Memory writes to the same location doc ver 0.8 vs doc ver 0.8.1


In CUDA Programming Guide 0.8, it was stated that:

But, in the new version (0.8.1), this was replaced by:

I am confused (and frankly very concerned) about this change. I am wondering if someone from NVIDIA could shed some light on it! In my code, I rely a lot on writing to the same location in global memory by more than one thread and it works as I want it to do. In my case, when more than one thread write to the same memory location, they all write the same value. The problem is that, I do not know in advance which one will write it. So, I let all eligible threads to write the value, and, based on the old documentation, I was guaranteed that at least one of them will make it.

Specifically, I have the following questions:

  1. What is the meaning of “one or more of the threads” in the new doc? How can that be applied to one thread only?

  2. Does this change in the documentation mean that nVidia will stop supporting this feature? Or, they found it malfunctioning? If it is the latter, is there any plan to make this work in subsequent releases?

  3. Do you have any recommendations to turn around this problem in the situation explained above (when all threads write the same value).

Thanks in advance!


First, I am not a native English speaker, but to me the new formulation expresses just the same as the old one.

Second, you should never write to the same memory location (at the same time) with more than one thread. See other messages on this board by Mark Harris explaining how to do it without causing threads to diverge.

Third, I don’t understand what you are saying here

If they all write the same value, why bother which one has it? Just pick thread 0 to write it.

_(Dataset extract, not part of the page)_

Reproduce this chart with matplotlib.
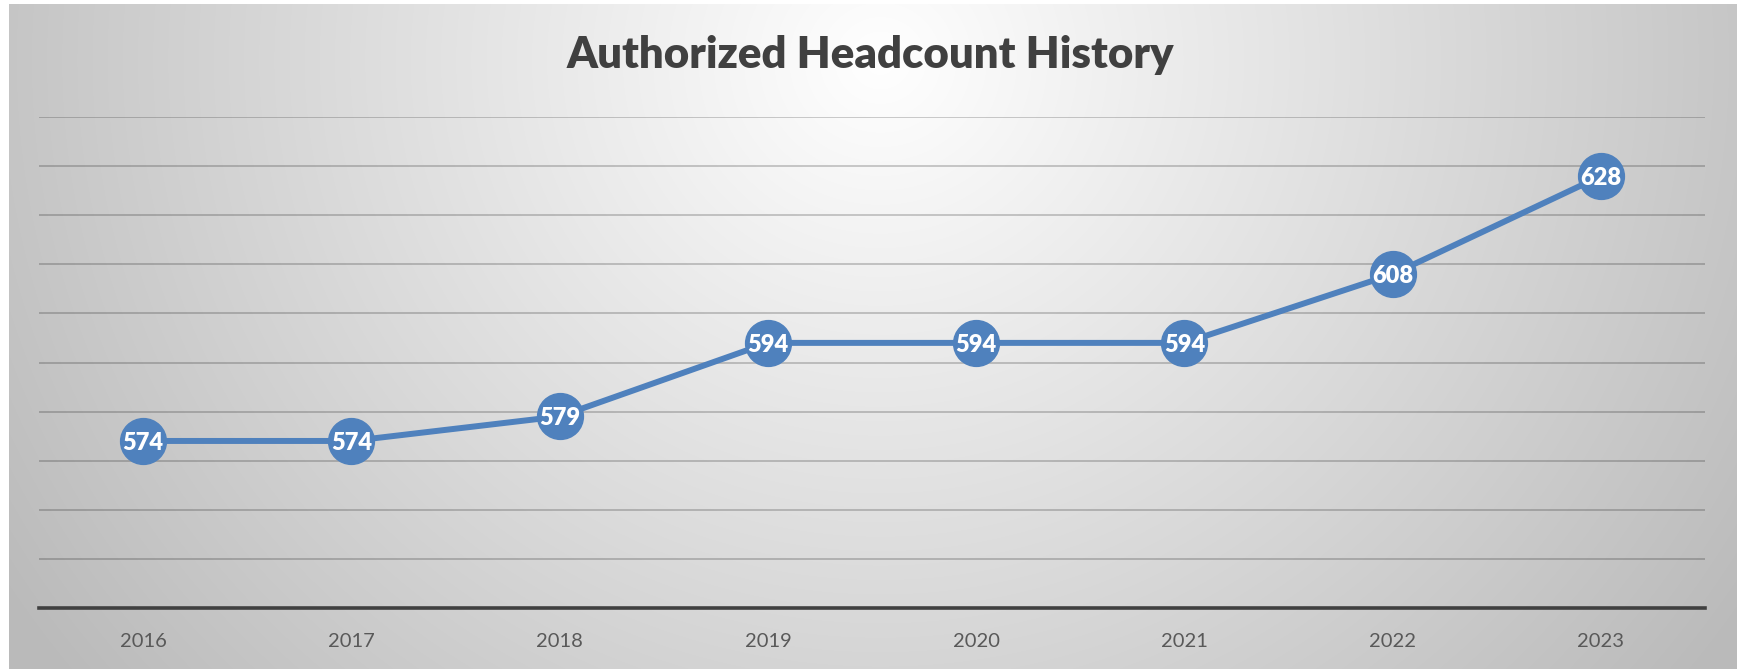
import numpy as np
import matplotlib
matplotlib.use("Agg")
import matplotlib.pyplot as plt

# ---- data ----
years = ["2016", "2017", "2018", "2019", "2020", "2021", "2022", "2023"]
headcount = [574, 574, 579, 594, 594, 594, 608, 628]
title = "Authorized Headcount History"

W, H, DPI = 1741, 669, 100
fig = plt.figure(figsize=(W / DPI, H / DPI), dpi=DPI)
fig.patch.set_facecolor("white")

# radial gradient background
bx0, by0, bx1, by1 = 9, 4, 1737, 669  # pixel box (top-left origin)
bg = fig.add_axes([bx0 / W, 0, (bx1 - bx0) / W, (by1 - by0) / H], zorder=-5)
xs = np.arange(bx0, bx1)
ys = np.arange(by0, by1)
X, Y = np.meshgrid(xs, ys)
r = np.sqrt((X - 880) ** 2 + ((Y - 60) * 1.05) ** 2)
g = np.clip(255 - 0.066 * r, 186, 255) / 255.0
img = np.dstack([g, g, g])
bg.imshow(img, aspect="auto", extent=[0, 1, 0, 1], origin="upper")
bg.set_axis_off()

# main axes
ax_left = 39 / W
ax_right = 1705 / W
ax_bottom = (H - 607.7) / H
ax_top = (H - 117.3) / H
ax = fig.add_axes([ax_left, ax_bottom, ax_right - ax_left, ax_top - ax_bottom])
ax.set_facecolor("none")

x = np.arange(len(years))
ax.plot(x, headcount, color="#4f81bd", lw=4.3, marker="o", markersize=33,
        markerfacecolor="#4f81bd", markeredgecolor="#4f81bd", zorder=3,
        solid_joinstyle="round")
for xi, v in zip(x, headcount):
    ax.text(xi, v, str(v), ha="center", va="center_baseline", color="white",
            fontsize=17, fontweight="heavy", family="Lato", zorder=4)

ax.set_xlim(-0.5, len(years) - 0.5)
ax.set_ylim(540, 640)
ax.set_yticks(np.arange(550, 641, 10))
ax.yaxis.grid(True, color="black", alpha=0.25, lw=1.1)
ax.set_axisbelow(True)
ax.tick_params(axis="y", left=False, labelleft=False)
ax.set_xticks(x)
ax.set_xticklabels(years, fontsize=14.5, color="#595959", family="Lato")
ax.tick_params(axis="x", length=0, pad=18)
for s in ["left", "right", "top"]:
    ax.spines[s].set_visible(False)
ax.spines["bottom"].set_color("#404040")
ax.spines["bottom"].set_linewidth(2.6)
ax.spines["bottom"].set_zorder(2)

fig.text(0.5, (H - 55) / H, title, ha="center", va="center", fontsize=31.5,
         fontweight="heavy", color="#404040", family="Lato")

fig.savefig("out.png", dpi=DPI)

Thanks Peter for your reply!

I think there is a big difference between the two versions. If just the order of writes is undefined, then the final value will be one of the written values but we just do not know which one it is. But, if the result is undefined, then the result could be any garbage value not related to any of the actually written values.

In the situation I have in my application, each thread in a block reads a data element and (while processing that element) checks whether a specific condition is true or false. What I am interested to know at the end of the kernel is whether the entire block contains any element with the condition true or not. So, I do that by having a flag in global memory that is initialized to false. If any thread finds the condition true in the element it processes, it sets the flag to true. So, I cannot know in advance which thread will set the flag or how many of them will do.

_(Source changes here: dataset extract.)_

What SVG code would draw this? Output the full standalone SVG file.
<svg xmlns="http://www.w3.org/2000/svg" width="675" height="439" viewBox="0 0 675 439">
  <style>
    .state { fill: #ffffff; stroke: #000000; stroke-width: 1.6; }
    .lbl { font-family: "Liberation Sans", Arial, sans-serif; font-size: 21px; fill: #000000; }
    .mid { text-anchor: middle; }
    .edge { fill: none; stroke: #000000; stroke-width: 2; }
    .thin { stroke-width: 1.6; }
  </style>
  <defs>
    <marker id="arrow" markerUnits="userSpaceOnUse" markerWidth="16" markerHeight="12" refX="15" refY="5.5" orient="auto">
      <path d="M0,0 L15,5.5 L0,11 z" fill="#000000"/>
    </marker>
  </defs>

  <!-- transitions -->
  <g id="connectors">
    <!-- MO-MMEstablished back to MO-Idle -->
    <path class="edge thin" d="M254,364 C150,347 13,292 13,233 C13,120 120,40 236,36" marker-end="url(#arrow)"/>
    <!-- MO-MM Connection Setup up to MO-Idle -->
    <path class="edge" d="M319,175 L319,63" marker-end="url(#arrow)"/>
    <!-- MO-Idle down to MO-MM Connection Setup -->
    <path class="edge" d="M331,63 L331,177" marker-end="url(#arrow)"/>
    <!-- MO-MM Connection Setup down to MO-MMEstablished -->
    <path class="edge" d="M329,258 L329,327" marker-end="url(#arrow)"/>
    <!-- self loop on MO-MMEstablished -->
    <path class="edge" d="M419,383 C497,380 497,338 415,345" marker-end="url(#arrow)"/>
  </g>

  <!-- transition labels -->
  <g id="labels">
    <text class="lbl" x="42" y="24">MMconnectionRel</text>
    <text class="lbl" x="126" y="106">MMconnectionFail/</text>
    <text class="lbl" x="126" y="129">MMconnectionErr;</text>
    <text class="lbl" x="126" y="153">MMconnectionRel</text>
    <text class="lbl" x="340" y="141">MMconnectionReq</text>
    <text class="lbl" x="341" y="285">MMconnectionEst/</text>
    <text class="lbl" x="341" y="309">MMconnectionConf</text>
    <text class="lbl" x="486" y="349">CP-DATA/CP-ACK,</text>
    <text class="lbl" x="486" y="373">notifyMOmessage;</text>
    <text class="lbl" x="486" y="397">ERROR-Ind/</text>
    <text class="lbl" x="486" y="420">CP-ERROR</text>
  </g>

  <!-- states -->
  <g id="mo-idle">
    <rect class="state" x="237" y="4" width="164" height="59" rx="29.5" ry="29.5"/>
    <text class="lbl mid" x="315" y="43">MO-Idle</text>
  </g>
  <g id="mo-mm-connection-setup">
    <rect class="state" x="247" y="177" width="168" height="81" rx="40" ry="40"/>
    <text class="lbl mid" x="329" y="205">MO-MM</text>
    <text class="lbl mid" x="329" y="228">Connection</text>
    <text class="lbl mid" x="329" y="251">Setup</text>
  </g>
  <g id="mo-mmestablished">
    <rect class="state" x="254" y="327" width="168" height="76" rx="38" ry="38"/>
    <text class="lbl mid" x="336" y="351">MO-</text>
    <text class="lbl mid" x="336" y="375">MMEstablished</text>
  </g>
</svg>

In the case above, I may solve it by using an array of flags in shared memory, make each thread set only one flag in this array, perform a scan operation at the end to know whether any of them set its flag or not, and then make thread 0 for example write the global memory flag. But, that will be an extra overhead and I am trying hard to further reduce the running time not to increase it. Also, sometimes I need to have a single flag for the entire data stream. In this case, any thread of any block can set the same flag, and I do not know in advance which one or how many ones will do. To perform a scan operation in this case will significantly degrade the performance.

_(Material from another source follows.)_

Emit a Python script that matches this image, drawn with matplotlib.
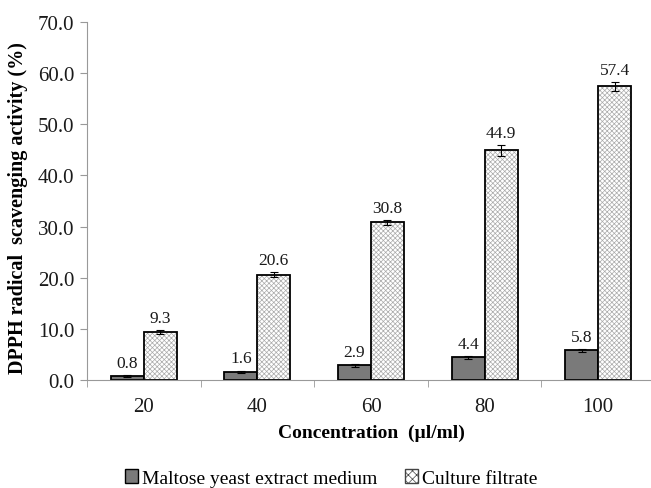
import numpy as np
import matplotlib.pyplot as plt

plt.rcParams['font.family'] = ['Liberation Serif', 'DejaVu Serif']
plt.rcParams['hatch.linewidth'] = 0.5

concentrations = ['20', '40', '60', '80', '100']
maltose = [0.8, 1.6, 2.9, 4.4, 5.8]
maltose_err = [0.25, 0.25, 0.3, 0.3, 0.25]
filtrate = [9.3, 20.6, 30.8, 44.9, 57.4]
filtrate_err = [0.4, 0.5, 0.4, 1.1, 0.8]

fig = plt.figure(figsize=(6.51, 4.89), dpi=100)
# axes runs slightly past the right edge, like the source image
ax = fig.add_axes([87 / 651, 1 - 381 / 489, 568 / 651, 358 / 489])

x = np.arange(len(concentrations))
w = 0.29

# dark bars
ax.bar(x - w / 2, maltose, w, color='#7a7a7a', edgecolor='black', linewidth=1.3,
       yerr=maltose_err, error_kw=dict(ecolor='black', elinewidth=0.8, capsize=3, capthick=0.8))

# dotted bars: hatch drawn in gray first, black outline on top
ax.bar(x + w / 2, filtrate, w, color='white', edgecolor='#aaaaaa', hatch='xxxxxxx', linewidth=0)
ax.bar(x + w / 2, filtrate, w, fill=False, edgecolor='black', linewidth=1.3,
       yerr=filtrate_err, error_kw=dict(ecolor='black', elinewidth=0.8, capsize=3, capthick=0.8))

for i in range(len(x)):
    ax.text(x[i] - w / 2, maltose[i] + maltose_err[i] + 0.8, f"{maltose[i]:.1f}",
            ha='center', va='bottom', fontsize=12.5, color='#1a1a1a')
    ax.text(x[i] + w / 2, filtrate[i] + filtrate_err[i] + 0.8, f"{filtrate[i]:.1f}",
            ha='center', va='bottom', fontsize=12.5, color='#1a1a1a')

# legend proxies
ax.bar([0], [0], 0, color='#7a7a7a', edgecolor='black', label='Maltose yeast extract medium')
ax.bar([0], [0], 0, color='white', edgecolor='#444444', hatch='xxxx', label='Culture filtrate')

ax.set_ylim(0, 70)
ax.set_yticks(np.arange(0, 71, 10))
ax.set_yticklabels([f"{v:.1f}" for v in np.arange(0, 71, 10)])
ax.set_xlim(-0.5, 4.5)
ax.set_xticks(x)
ax.set_xticklabels(concentrations)
ax.set_xticks(np.arange(-0.5, 5, 1), minor=True)
ax.tick_params(axis='x', which='major', length=0, pad=12, labelsize=15, labelcolor='#1a1a1a')
ax.tick_params(axis='x', which='minor', length=5, color='#999999')
ax.tick_params(axis='y', length=5, color='#999999', labelsize=15, labelcolor='#1a1a1a', pad=4)

for s in ['top', 'right']:
    ax.spines[s].set_visible(False)
for s in ['left', 'bottom']:
    ax.spines[s].set_color('#999999')

ax.set_xlabel('Concentration  (µl/ml)', fontsize=14, fontweight='bold', labelpad=6)
ax.set_ylabel('DPPH radical  scavenging activity (%)', fontsize=14.5, fontweight='bold')
ax.yaxis.set_label_coords(-0.104, 0.483)

handles, labels = ax.get_legend_handles_labels()
fig.legend(handles, labels, loc='center', bbox_to_anchor=(331 / 651, 1 - 479 / 489), ncol=2,
           frameon=False, fontsize=14, handlelength=0.7, handleheight=0.7,
           handletextpad=0.2, columnspacing=1.4)

fig.savefig('out.png', dpi=100)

Wrt to the ordering, the manual is pretty clear that you can never predict the order of execution of blocks or threads within a block. The only sync mechanism is making threads wait.

Doing the shared mem scan as you described is much faster than device mem access. Shared mem is register speed. Nothing is faster. With the syncthreads it is the only possibility to collect block-global state in single pass processing.

If you need to update a flag for the entire grid, there is no way doing that in a single pass. As you said, make thread 0 write the flag for this block to device mem. Then run a second pass with one block that has as many threads as there were blocks before and collect the global flag status. If the result of this operation is relevant for CPU processing rather than GPU, I would download the flag field instead and do the final flag merge on the CPU.


Actually Mark Harris posted a hack to calculate histograms that relied on the fact that only one of multiple writes to the same address will succeed. But, he used it for writing to shared memory. I do not know how will it work for global memory. Here is a link to this thread:…16&hl=histogram


Yeah, this technique does not work with device memory, as there is latency both for read/write. So you cannot check in the next cycle whether you have succeeded writing in the immediately preceding statement.


Yeah I see what you are saying. However, I do not need to do that in my case. I just need one of the writes to get through. The value is checked in another kernel.

Right. As I said above when you do two passes, you are fine.


It won’t be any garbage. The right formulation is: If the instruction executed by a warp writes to the same location in global or shared memory for more than one of the threads of the warp, how many writes occur to that location and the order in which they occur is undefined, but one of the writes is guaranteed to succeed.

We’ll fix the programming guide to make that clearer.



Thanks a lot for the clarification!

I have one more question. Does writing from multiple threads to the same memory address simultaneously induce extra latency?



Yes if multiple threads actually write to device memory. How many of them do is machine-dependent though. That’s what I meant by “how many writes occur is undefined” in my previous answer.